The problem of identity theft should be well known by now. There is a long history of security breaches by government agencies, educational institutions and businesses. The cost of a data breach can be millions of dollars, in providing credit monitoring and protection for those who have had their personal information exposed. In addition, there are lawsuits seeking punitive damages.
There is no question that the security of data bases is paramount. Yet, in spite of the history of data breach disasters and warnings from policing agencies, the Department of Motor Vehicles (DMV) in Colorado endangers millions of citizens with its security procedures:
“…The DMV regularly sends large batches of personal information over the Internet without encryption and has failed to properly limit access to its database, according to a recent audit. At one point, 33 former DMV employees could access names, addresses, dates of birth and Social Security numbers — some workers more than a year after their departure, auditors found.”
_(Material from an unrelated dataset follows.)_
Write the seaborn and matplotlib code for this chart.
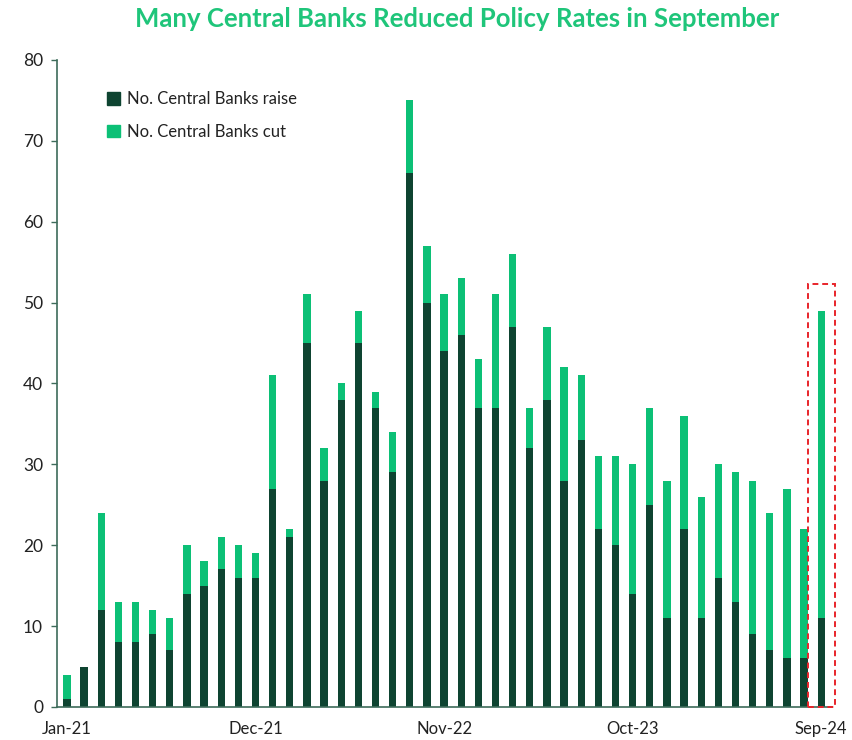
import matplotlib
matplotlib.use("Agg")
import matplotlib.pyplot as plt
import seaborn as sns
import pandas as pd
from matplotlib.patches import Rectangle, Patch

months = pd.date_range("2021-01-01", "2024-09-01", freq="MS").strftime("%b-%y").tolist()

raise_counts = [1, 5, 12, 8, 8, 9, 7, 14, 15, 17, 16, 16,
                27, 21, 45, 28, 38, 45, 37, 29, 66, 50, 44,
                46, 37, 37, 47, 32, 38, 28, 33, 22, 20, 14,
                25, 11, 22, 11, 16, 13, 9, 7, 6, 6, 11]
cut_counts = [3, 0, 12, 5, 5, 3, 4, 6, 3, 4, 4, 3,
              14, 1, 6, 4, 2, 4, 2, 5, 9, 7, 7,
              7, 6, 14, 9, 5, 9, 14, 8, 9, 11, 16,
              12, 17, 14, 15, 14, 16, 19, 17, 21, 16, 38]
tick_labels = ["Jan-21", "Dec-21", "Nov-22", "Oct-23", "Sep-24"]

RAISE_C = "#0e4431"
CUT_C = "#0cc076"

df = pd.DataFrame({
    "month": months,
    "raise": raise_counts,
    "total": [r + c for r, c in zip(raise_counts, cut_counts)],
})

sns.set_theme(style="white")
plt.rcParams["font.family"] = ["Lato", "DejaVu Sans"]

fig = plt.figure(figsize=(8.53, 7.4), dpi=100)
ax = fig.add_axes([0.0668, 0.0446, 0.908, 0.8744])

sns.barplot(data=df, x="month", y="total", color=CUT_C, width=0.42,
            saturation=1, ax=ax, order=months, linewidth=0, edgecolor="none")
sns.barplot(data=df, x="month", y="raise", color=RAISE_C, width=0.42,
            saturation=1, ax=ax, order=months, linewidth=0, edgecolor="none")

ax.set_ylim(0, 80)
ax.set_xlim(-0.58, 44.6)
ax.set_yticks(range(0, 81, 10))
pos = [months.index(l) for l in tick_labels]
ax.set_xticks(pos)
ax.set_xticklabels(tick_labels)
ax.set_xlabel("")
ax.set_ylabel("")

spine_c = "#3d6b5a"
for s in ["top", "right"]:
    ax.spines[s].set_visible(False)
for s in ["left", "bottom"]:
    ax.spines[s].set_color(spine_c)
    ax.spines[s].set_linewidth(1.2)
ax.tick_params(axis="y", which="major", left=True, length=4, width=1,
               color=spine_c, labelsize=12.5, labelcolor="#222222", pad=6)
ax.tick_params(axis="x", bottom=False, labelsize=12, labelcolor="#222222", pad=4)

# highlight latest month
last = len(months) - 1
ax.add_patch(Rectangle((last - 0.8, 0), 1.62, 52.3, fill=False,
                       edgecolor="#e8242a", linestyle=(0, (3, 2)), linewidth=1.4,
                       clip_on=False, zorder=5))

handles = [Patch(color=RAISE_C, label="No. Central Banks raise"),
           Patch(color=CUT_C, label="No. Central Banks cut")]
ax.legend(handles=handles, loc="upper left", bbox_to_anchor=(0.045, 0.975),
          frameon=False, fontsize=12, handlelength=0.8, handleheight=0.8,
          handletextpad=0.4, labelspacing=1.0, labelcolor="#222222")

fig.suptitle("Many Central Banks Reduced Policy Rates in September",
             x=0.536, y=0.99, color="#1fc57a", fontsize=18.5, fontweight="bold")

fig.savefig("out.png", dpi=100)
Apparently there are insufficient funds to protect the people of Colorado from identity theft.
Here is a solution. Be candid with the people. Tell them that security is inadequate and that their data are at risk. If the security issues need one and a half million dollars to resolve, then ask the nearly three and a half million Coloradans to help.
By rough calculations, it would cost each of these people of Colorado to pay an extra fifty cents ($0.50) to have adequate security protection. Fifty cents would secure their data at the DMV. It would take hours of work and years of concern if their personal data were exposed.
All it would take is fifty cents… and some candor.